Charts and diagrams as code:

================

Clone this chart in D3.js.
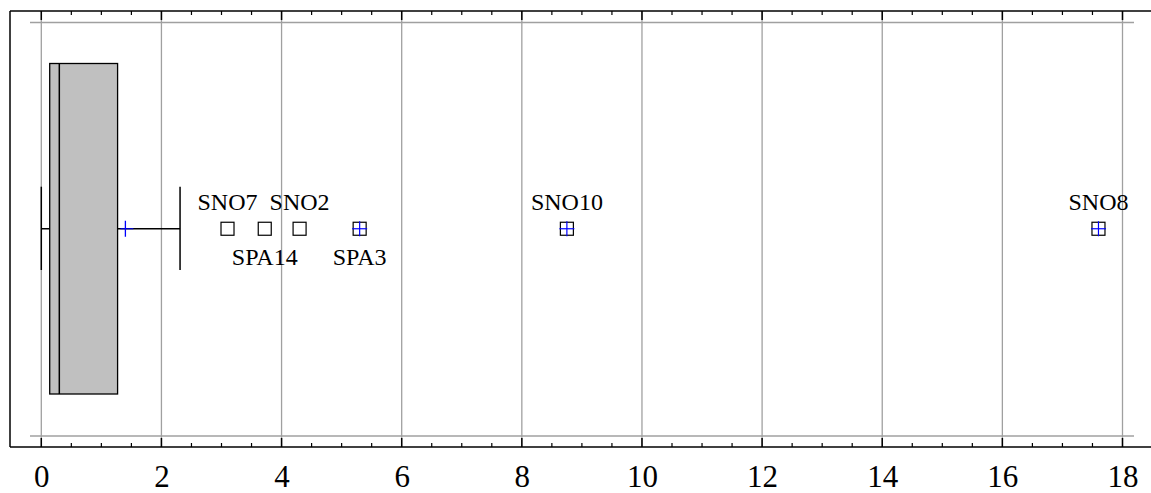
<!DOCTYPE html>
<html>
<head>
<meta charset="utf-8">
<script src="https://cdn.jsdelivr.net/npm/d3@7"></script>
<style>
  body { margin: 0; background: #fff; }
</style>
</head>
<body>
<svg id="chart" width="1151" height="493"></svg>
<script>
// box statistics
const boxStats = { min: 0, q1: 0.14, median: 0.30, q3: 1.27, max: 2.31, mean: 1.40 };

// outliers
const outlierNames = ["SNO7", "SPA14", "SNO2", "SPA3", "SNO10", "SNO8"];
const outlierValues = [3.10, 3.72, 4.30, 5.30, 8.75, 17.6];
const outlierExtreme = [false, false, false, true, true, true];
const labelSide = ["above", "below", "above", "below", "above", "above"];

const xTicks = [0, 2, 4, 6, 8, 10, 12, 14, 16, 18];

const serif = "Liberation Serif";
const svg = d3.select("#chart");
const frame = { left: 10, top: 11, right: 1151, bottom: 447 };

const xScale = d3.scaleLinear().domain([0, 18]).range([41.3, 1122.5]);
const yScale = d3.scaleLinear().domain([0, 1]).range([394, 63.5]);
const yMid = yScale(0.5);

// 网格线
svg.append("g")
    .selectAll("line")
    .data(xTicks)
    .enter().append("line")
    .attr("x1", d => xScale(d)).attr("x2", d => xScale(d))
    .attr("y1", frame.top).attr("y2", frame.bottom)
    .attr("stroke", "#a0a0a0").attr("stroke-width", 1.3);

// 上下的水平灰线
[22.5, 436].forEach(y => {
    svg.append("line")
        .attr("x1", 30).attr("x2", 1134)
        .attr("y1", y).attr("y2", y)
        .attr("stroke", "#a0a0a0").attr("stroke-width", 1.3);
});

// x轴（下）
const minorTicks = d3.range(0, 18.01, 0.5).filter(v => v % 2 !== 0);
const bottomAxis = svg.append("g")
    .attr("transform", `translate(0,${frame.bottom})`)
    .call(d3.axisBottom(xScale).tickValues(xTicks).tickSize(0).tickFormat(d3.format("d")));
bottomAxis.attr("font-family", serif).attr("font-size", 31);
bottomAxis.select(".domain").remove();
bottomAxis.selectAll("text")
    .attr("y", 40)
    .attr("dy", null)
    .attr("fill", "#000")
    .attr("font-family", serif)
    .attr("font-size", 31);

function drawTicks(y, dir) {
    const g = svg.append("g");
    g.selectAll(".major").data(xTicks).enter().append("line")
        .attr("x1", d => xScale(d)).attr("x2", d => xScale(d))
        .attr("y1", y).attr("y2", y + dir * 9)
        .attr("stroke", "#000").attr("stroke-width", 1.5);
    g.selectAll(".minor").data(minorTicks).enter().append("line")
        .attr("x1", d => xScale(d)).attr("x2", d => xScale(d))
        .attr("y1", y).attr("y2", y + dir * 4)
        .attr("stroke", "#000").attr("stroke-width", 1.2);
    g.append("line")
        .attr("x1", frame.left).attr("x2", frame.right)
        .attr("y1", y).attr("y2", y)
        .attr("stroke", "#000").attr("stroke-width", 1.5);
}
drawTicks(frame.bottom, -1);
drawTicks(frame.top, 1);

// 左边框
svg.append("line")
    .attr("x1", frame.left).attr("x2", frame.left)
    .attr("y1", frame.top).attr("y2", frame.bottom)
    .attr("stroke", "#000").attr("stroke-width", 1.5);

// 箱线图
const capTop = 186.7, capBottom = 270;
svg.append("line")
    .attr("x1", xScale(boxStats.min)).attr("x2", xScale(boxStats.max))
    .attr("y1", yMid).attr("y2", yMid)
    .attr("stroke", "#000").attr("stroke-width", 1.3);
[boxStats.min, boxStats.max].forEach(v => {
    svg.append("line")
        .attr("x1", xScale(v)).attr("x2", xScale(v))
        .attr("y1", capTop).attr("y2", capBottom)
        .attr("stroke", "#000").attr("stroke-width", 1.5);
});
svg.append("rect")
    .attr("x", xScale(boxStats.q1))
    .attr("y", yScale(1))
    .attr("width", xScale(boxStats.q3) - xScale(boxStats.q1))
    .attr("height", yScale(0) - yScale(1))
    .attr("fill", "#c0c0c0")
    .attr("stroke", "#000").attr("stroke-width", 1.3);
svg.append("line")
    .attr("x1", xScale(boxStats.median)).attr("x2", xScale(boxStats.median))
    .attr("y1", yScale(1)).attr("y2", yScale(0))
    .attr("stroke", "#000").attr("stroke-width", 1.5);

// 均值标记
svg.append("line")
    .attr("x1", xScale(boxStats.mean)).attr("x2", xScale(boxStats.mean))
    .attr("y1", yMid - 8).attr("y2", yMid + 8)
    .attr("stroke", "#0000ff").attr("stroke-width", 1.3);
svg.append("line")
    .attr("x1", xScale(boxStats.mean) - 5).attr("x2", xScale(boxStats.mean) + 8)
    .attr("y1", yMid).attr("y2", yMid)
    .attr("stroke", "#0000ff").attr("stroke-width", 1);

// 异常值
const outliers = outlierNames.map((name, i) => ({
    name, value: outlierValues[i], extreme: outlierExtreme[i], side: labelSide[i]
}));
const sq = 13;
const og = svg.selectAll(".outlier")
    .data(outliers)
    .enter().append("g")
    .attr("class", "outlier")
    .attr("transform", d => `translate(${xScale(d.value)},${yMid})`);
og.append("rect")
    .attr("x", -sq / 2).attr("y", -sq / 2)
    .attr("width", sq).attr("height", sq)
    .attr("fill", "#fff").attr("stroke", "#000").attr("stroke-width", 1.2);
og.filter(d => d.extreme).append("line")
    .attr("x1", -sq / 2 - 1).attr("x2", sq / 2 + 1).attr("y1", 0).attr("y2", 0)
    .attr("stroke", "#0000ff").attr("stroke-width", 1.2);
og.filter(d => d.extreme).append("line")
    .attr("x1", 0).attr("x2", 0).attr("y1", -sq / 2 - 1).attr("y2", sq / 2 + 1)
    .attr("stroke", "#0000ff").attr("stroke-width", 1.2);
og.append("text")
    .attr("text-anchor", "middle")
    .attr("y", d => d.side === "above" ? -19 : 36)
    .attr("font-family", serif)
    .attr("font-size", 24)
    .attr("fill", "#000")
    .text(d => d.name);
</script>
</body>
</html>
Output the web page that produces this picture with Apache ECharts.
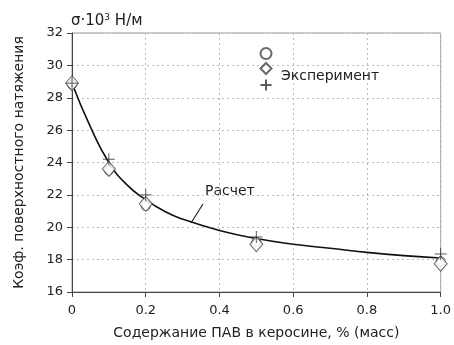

================

● What needs to be done
Could the lines from the top of the material through the line with "2.31, mean: 1.40" be repeated exactly, pictures left out?

● The completed task
Clone this chart in D3.js.
<!DOCTYPE html>
<html>
<head>
<meta charset="utf-8">
<script src="https://cdn.jsdelivr.net/npm/d3@7"></script>
<style>
  body { margin: 0; background: #fff; }
</style>
</head>
<body>
<svg id="chart" width="1151" height="493"></svg>
<script>
// box statistics
const boxStats = { min: 0, q1: 0.14, median: 0.30, q3: 1.27, max: 2.31, mean: 1.40 };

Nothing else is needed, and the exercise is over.